TASK STATEMENT » Your task is to reproduce, verbatim and without pictures, the lines from the opening of the listing through the line containing "pixel by one.</text>".

SUPPLIED MATERIAL »

+ + +

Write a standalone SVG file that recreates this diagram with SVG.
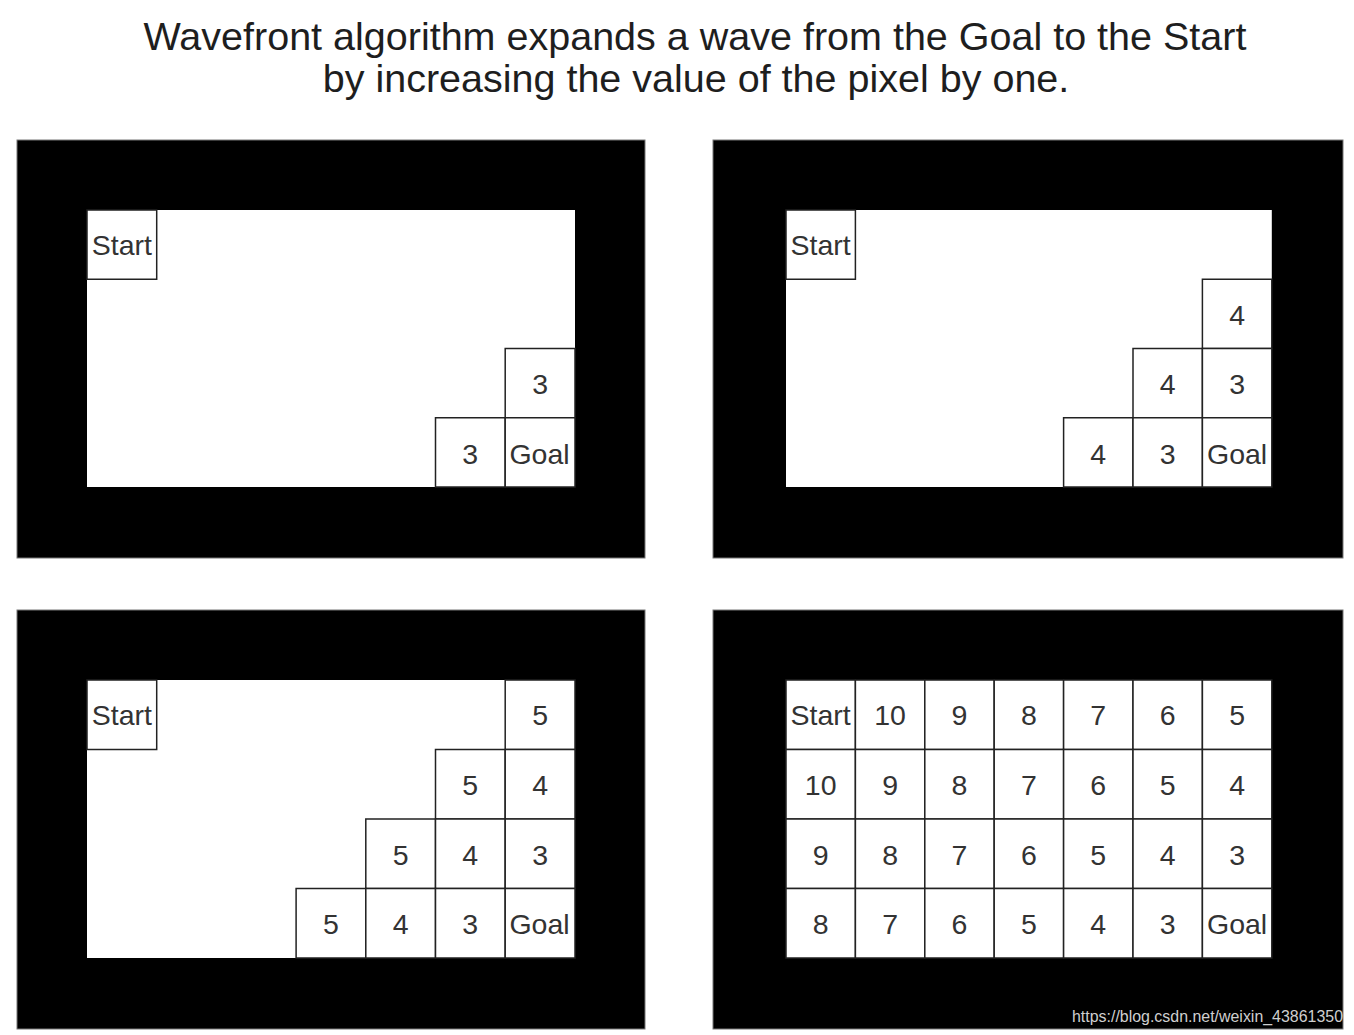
<svg xmlns="http://www.w3.org/2000/svg" width="1354" height="1035" viewBox="0 0 1354 1035">
<style>
.title{font-family:"Liberation Sans",Arial,sans-serif;font-size:39.5px;fill:#1e1e1e;text-anchor:middle}
.frame{fill:#000;stroke:#777;stroke-width:1}
.field{fill:#fff}
.cell rect{fill:#fff;stroke:#222;stroke-width:1.5}
.cell text{font-family:"Liberation Sans",Arial,sans-serif;font-size:28.5px;fill:#333;text-anchor:middle}
.wm{font-family:"Liberation Sans",Arial,sans-serif;font-size:16px;fill:#cfcfcf}
</style>
<rect width="1354" height="1035" fill="#fff"/>
<text class="title" x="695" y="50">Wavefront algorithm expands a wave from the Goal to the Start</text>
<text class="title" x="696" y="92">by increasing the value of the pixel by one.</text>

<!-- Panel 1 -->
<g id="panel1">
<rect class="frame" x="17" y="140" width="628" height="418"/>
<rect class="field" x="87" y="210" width="488" height="277"/>
<g id="p1-start" class="cell"><rect x="87" y="210" width="69.7" height="69.25"/><text x="121.9" y="255">Start</text></g>
<g id="p1-r2c6" class="cell"><rect x="505.2" y="348.5" width="69.8" height="69.25"/><text x="540.1" y="394">3</text></g>
<g id="p1-r3c5" class="cell"><rect x="435.5" y="417.75" width="69.7" height="69.25"/><text x="470.3" y="463.5">3</text></g>
<g id="p1-goal" class="cell"><rect x="505.2" y="417.75" width="69.8" height="69.25"/><text x="539.5" y="463.5">Goal</text></g>
</g>

<!-- Panel 2 -->
<g id="panel2">
<rect class="frame" x="713" y="140" width="630" height="418"/>
<rect class="field" x="786" y="210" width="485.8" height="277"/>
<g id="p2-start" class="cell"><rect x="786" y="210" width="69.4" height="69.25"/><text x="820.7" y="255">Start</text></g>
<g id="p2-r1c6" class="cell"><rect x="1202.4" y="279.25" width="69.4" height="69.25"/><text x="1237.1" y="324.5">4</text></g>
<g id="p2-r2c5" class="cell"><rect x="1133" y="348.5" width="69.4" height="69.25"/><text x="1167.7" y="394">4</text></g>
<g id="p2-r2c6" class="cell"><rect x="1202.4" y="348.5" width="69.4" height="69.25"/><text x="1237.1" y="394">3</text></g>
<g id="p2-r3c4" class="cell"><rect x="1063.6" y="417.75" width="69.4" height="69.25"/><text x="1098.3" y="463.5">4</text></g>
<g id="p2-r3c5" class="cell"><rect x="1133" y="417.75" width="69.4" height="69.25"/><text x="1167.7" y="463.5">3</text></g>
<g id="p2-goal" class="cell"><rect x="1202.4" y="417.75" width="69.4" height="69.25"/><text x="1237.1" y="463.5">Goal</text></g>
</g>

<!-- Panel 3 -->
<g id="panel3">
<rect class="frame" x="17" y="610" width="628" height="419"/>
<rect class="field" x="87" y="680" width="488" height="278"/>
<g id="p3-start" class="cell"><rect x="87" y="680" width="69.7" height="69.5"/><text x="121.9" y="725">Start</text></g>
<g id="p3-r0c6" class="cell"><rect x="505.2" y="680" width="69.8" height="69.5"/><text x="540.1" y="725">5</text></g>
<g id="p3-r1c5" class="cell"><rect x="435.5" y="749.5" width="69.7" height="69.5"/><text x="470.3" y="795">5</text></g>
<g id="p3-r1c6" class="cell"><rect x="505.2" y="749.5" width="69.8" height="69.5"/><text x="540.1" y="795">4</text></g>
<g id="p3-r2c4" class="cell"><rect x="365.8" y="819" width="69.7" height="69.5"/><text x="400.6" y="864.5">5</text></g>
<g id="p3-r2c5" class="cell"><rect x="435.5" y="819" width="69.7" height="69.5"/><text x="470.3" y="864.5">4</text></g>
<g id="p3-r2c6" class="cell"><rect x="505.2" y="819" width="69.8" height="69.5"/><text x="540.1" y="864.5">3</text></g>
<g id="p3-r3c3" class="cell"><rect x="296.1" y="888.5" width="69.7" height="69.5"/><text x="330.9" y="934">5</text></g>
<g id="p3-r3c4" class="cell"><rect x="365.8" y="888.5" width="69.7" height="69.5"/><text x="400.6" y="934">4</text></g>
<g id="p3-r3c5" class="cell"><rect x="435.5" y="888.5" width="69.7" height="69.5"/><text x="470.3" y="934">3</text></g>
<g id="p3-goal" class="cell"><rect x="505.2" y="888.5" width="69.8" height="69.5"/><text x="539.5" y="934">Goal</text></g>
</g>

<!-- Panel 4 -->
<g id="panel4">
<rect class="frame" x="713" y="610" width="630" height="419"/>
<rect class="field" x="786" y="680" width="485.8" height="278"/>
<g id="p4-r0c0" class="cell"><rect x="786" y="680" width="69.4" height="69.5"/><text x="820.7" y="725">Start</text></g>
<g id="p4-r0c1" class="cell"><rect x="855.4" y="680" width="69.4" height="69.5"/><text x="890.1" y="725">10</text></g>
<g id="p4-r0c2" class="cell"><rect x="924.8" y="680" width="69.4" height="69.5"/><text x="959.5" y="725">9</text></g>
<g id="p4-r0c3" class="cell"><rect x="994.2" y="680" width="69.4" height="69.5"/><text x="1028.9" y="725">8</text></g>
<g id="p4-r0c4" class="cell"><rect x="1063.6" y="680" width="69.4" height="69.5"/><text x="1098.3" y="725">7</text></g>
<g id="p4-r0c5" class="cell"><rect x="1133" y="680" width="69.4" height="69.5"/><text x="1167.7" y="725">6</text></g>
<g id="p4-r0c6" class="cell"><rect x="1202.4" y="680" width="69.4" height="69.5"/><text x="1237.1" y="725">5</text></g>

<g id="p4-r1c0" class="cell"><rect x="786" y="749.5" width="69.4" height="69.5"/><text x="820.7" y="795">10</text></g>
<g id="p4-r1c1" class="cell"><rect x="855.4" y="749.5" width="69.4" height="69.5"/><text x="890.1" y="795">9</text></g>
<g id="p4-r1c2" class="cell"><rect x="924.8" y="749.5" width="69.4" height="69.5"/><text x="959.5" y="795">8</text></g>
<g id="p4-r1c3" class="cell"><rect x="994.2" y="749.5" width="69.4" height="69.5"/><text x="1028.9" y="795">7</text></g>
<g id="p4-r1c4" class="cell"><rect x="1063.6" y="749.5" width="69.4" height="69.5"/><text x="1098.3" y="795">6</text></g>
<g id="p4-r1c5" class="cell"><rect x="1133" y="749.5" width="69.4" height="69.5"/><text x="1167.7" y="795">5</text></g>
<g id="p4-r1c6" class="cell"><rect x="1202.4" y="749.5" width="69.4" height="69.5"/><text x="1237.1" y="795">4</text></g>

<g id="p4-r2c0" class="cell"><rect x="786" y="819" width="69.4" height="69.5"/><text x="820.7" y="864.5">9</text></g>
<g id="p4-r2c1" class="cell"><rect x="855.4" y="819" width="69.4" height="69.5"/><text x="890.1" y="864.5">8</text></g>
<g id="p4-r2c2" class="cell"><rect x="924.8" y="819" width="69.4" height="69.5"/><text x="959.5" y="864.5">7</text></g>
<g id="p4-r2c3" class="cell"><rect x="994.2" y="819" width="69.4" height="69.5"/><text x="1028.9" y="864.5">6</text></g>
<g id="p4-r2c4" class="cell"><rect x="1063.6" y="819" width="69.4" height="69.5"/><text x="1098.3" y="864.5">5</text></g>
<g id="p4-r2c5" class="cell"><rect x="1133" y="819" width="69.4" height="69.5"/><text x="1167.7" y="864.5">4</text></g>
<g id="p4-r2c6" class="cell"><rect x="1202.4" y="819" width="69.4" height="69.5"/><text x="1237.1" y="864.5">3</text></g>

<g id="p4-r3c0" class="cell"><rect x="786" y="888.5" width="69.4" height="69.5"/><text x="820.7" y="934">8</text></g>
<g id="p4-r3c1" class="cell"><rect x="855.4" y="888.5" width="69.4" height="69.5"/><text x="890.1" y="934">7</text></g>
<g id="p4-r3c2" class="cell"><rect x="924.8" y="888.5" width="69.4" height="69.5"/><text x="959.5" y="934">6</text></g>
<g id="p4-r3c3" class="cell"><rect x="994.2" y="888.5" width="69.4" height="69.5"/><text x="1028.9" y="934">5</text></g>
<g id="p4-r3c4" class="cell"><rect x="1063.6" y="888.5" width="69.4" height="69.5"/><text x="1098.3" y="934">4</text></g>
<g id="p4-r3c5" class="cell"><rect x="1133" y="888.5" width="69.4" height="69.5"/><text x="1167.7" y="934">3</text></g>
<g id="p4-goal" class="cell"><rect x="1202.4" y="888.5" width="69.4" height="69.5"/><text x="1237.1" y="934">Goal</text></g>
</g>

<g id="connectors"/>

<text class="wm" x="1072" y="1022" textLength="271" lengthAdjust="spacingAndGlyphs">https://blog.csdn.net/weixin_43861350</text>
</svg>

+ + +

THE REPLY »
Write a standalone SVG file that recreates this diagram with SVG.
<svg xmlns="http://www.w3.org/2000/svg" width="1354" height="1035" viewBox="0 0 1354 1035">
<style>
.title{font-family:"Liberation Sans",Arial,sans-serif;font-size:39.5px;fill:#1e1e1e;text-anchor:middle}
.frame{fill:#000;stroke:#777;stroke-width:1}
.field{fill:#fff}
.cell rect{fill:#fff;stroke:#222;stroke-width:1.5}
.cell text{font-family:"Liberation Sans",Arial,sans-serif;font-size:28.5px;fill:#333;text-anchor:middle}
.wm{font-family:"Liberation Sans",Arial,sans-serif;font-size:16px;fill:#cfcfcf}
</style>
<rect width="1354" height="1035" fill="#fff"/>
<text class="title" x="695" y="50">Wavefront algorithm expands a wave from the Goal to the Start</text>
<text class="title" x="696" y="92">by increasing the value of the pixel by one.</text>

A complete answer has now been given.